Opinion polls show that Americans today have a special contempt for Congress. They might be even more upset if they knew what kind of retirement deal congressmen have given themselves at the taxpayers’ expense.

Congressmen who serve for at least five years get a very generously defined benefit pension plan in retirement — the kind that doesn’t exist anymore in the private sector because it’s impossible to fund. It’s far more generous than that of even the longest-serving federal employees.

Members who took office prior to 1984 get the best deal — a generous 2.5 percent of the average of their top three years’ salary for each year of service.

Although the payout in the first year of retirement is limited to 80 percent of their last year’s salary, it grows automatically each year with the cost of living. Appropriations Chairman David Obey, for example, could quit his job this January and take home $139,200 in 2010. In a decade or so, with cost-of-living adjustments, he could be making more than his current salary of $174,000. He isn’t the only one.

To get that kind of deal in retirement, you would need at least $2 million in your 401(k) and a healthy bull market from now until you die.

In the 1980s, congressional pensions were reformed along with the rest of the federal retirement system. That means that congressmen elected in 1984 and later don’t get a deal quite so sweet. They take home 1.7 percent of their “high three” for each of the first 20 years, and 1 percent for each year thereafter.

But on top of their defined benefit plan, these newer members of Congress still get the ordinary man’s retirement — a 5 percent match on contributions to the Federal Thrift Savings Plan (much like a 401(k)), plus Social Security.

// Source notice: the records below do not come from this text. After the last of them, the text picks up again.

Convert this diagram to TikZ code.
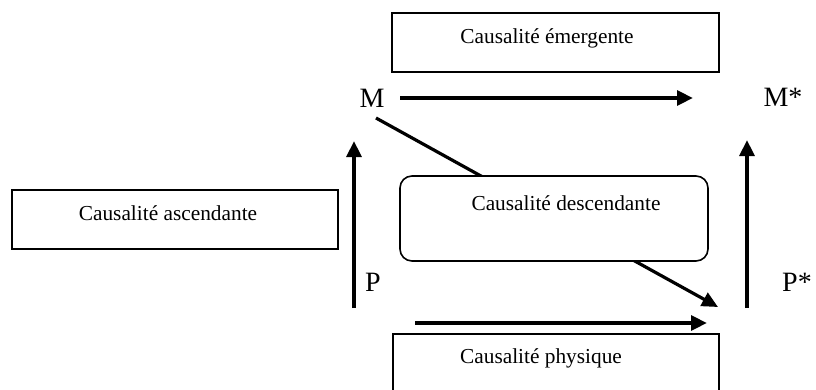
\documentclass[tikz,border=0pt]{standalone}
\usepackage{fontspec}
\setmainfont{Liberation Serif}
\usetikzlibrary{arrows.meta}
\tikzset{
  boxnode/.style={draw, line width=1.2pt, minimum width=#1, inner sep=0pt, fill=white},
  boxtext/.style={font=\fontsize{16}{19}\selectfont, inner sep=0pt},
  biglabel/.style={font=\fontsize{21}{25}\selectfont, inner sep=0pt},
  bigarrow/.style={line width=3pt, -{Triangle[length=12pt,width=11pt]}},
  diagarrow/.style={line width=2.4pt, -{Triangle[length=12pt,width=11pt]}},
}
\begin{document}
\begin{tikzpicture}[x=0.75pt,y=-0.75pt]
\useasboundingbox (0,0) rectangle (816,389);
% boxes
\node[boxnode=245.25pt, minimum height=44.25pt] (emer) at (555.5,42.5) {};
\node[boxtext] (emertext) at (547,38) {Causalité émergente};
\node[boxnode=244.5pt, minimum height=44.25pt] (asc) at (175,219.5) {};
\node[boxtext] (asctext) at (168,213) {Causalité ascendante};
% labels
\node[biglabel] (M) at (372,98) {M};
\node[biglabel] (Ms) at (783,97) {M*};
\node[biglabel] (P) at (373,282) {P};
\node[biglabel] (Ps) at (797,282) {P*};
% arrow ends
\coordinate (m1) at (400,98);
\coordinate (m2) at (693,98);
\coordinate (l1) at (354,308);
\coordinate (l2) at (354,141);
\coordinate (r1) at (747,308);
\coordinate (r2) at (747,140);
\coordinate (d1) at (376,118);
\coordinate (d2) at (718,307);
\coordinate (b1) at (415,323);
\coordinate (b2) at (707,323);
\draw[bigarrow] (m1) -- (m2);
\draw[bigarrow] (l1) -- (l2);
\draw[bigarrow] (r1) -- (r2);
\draw[diagarrow] (d1) -- (d2);
\draw[bigarrow] (b1) -- (b2);
% rounded box on top of diagonal
\node[boxnode=231pt, minimum height=63.75pt, rounded corners=9pt] (desc) at (554,218.5) {};
\node[boxtext] (desctext) at (566,203) {Causalité descendante};
% physique box (extends below the picture)
\node[boxnode=244.5pt, minimum height=52.5pt] (phys) at (556,369) {};
\node[boxtext] (phystext) at (541,358) {Causalité physique};
\end{tikzpicture}
\end{document}
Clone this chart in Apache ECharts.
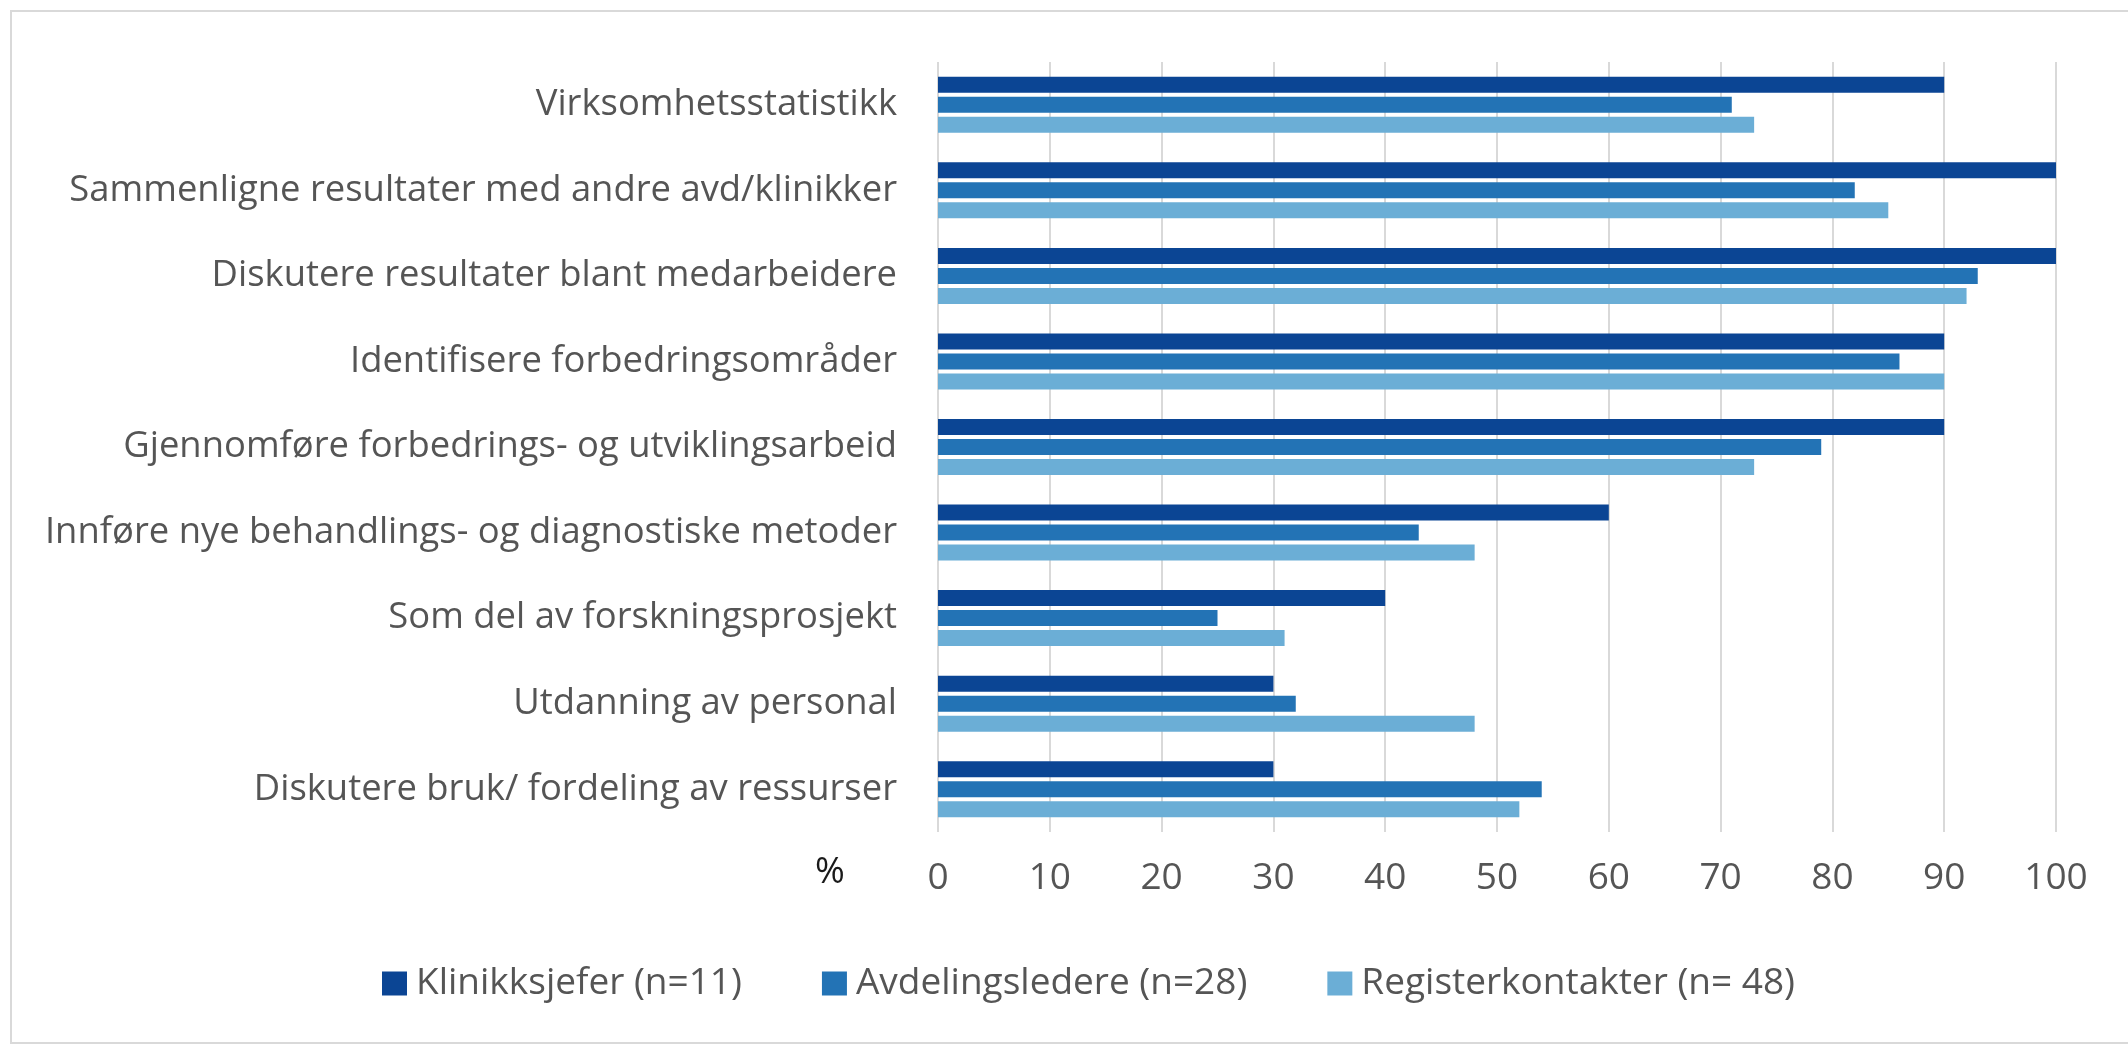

Jefferson is a special case. He can exploit a loophole in the 2007 law supposedly depriving corrupt members from taking home their pensions: He took all of his bribes before the law was signed that September.

Jefferson might not be the last to find the loophole. In July 2007, The Wall Street Journal reported Rep. Don Young, R-Alaska, was under investigation for allegedly taking unreported gifts from lobbyists up until 2006. Rep. Charlie Rangel, D-N.Y., has admitted to under-reporting his outside income on his congressional disclosure forms between 2002 and 2006, which could constitute perjury.

Both of these very senior members of Congress are eligible for $139,200 in their first year of retirement.

Even if we don’t begrudge them their oversized paycheck, do our congressmen deserve a retirement that is more than twice as nice as most ordinary working people enjoy?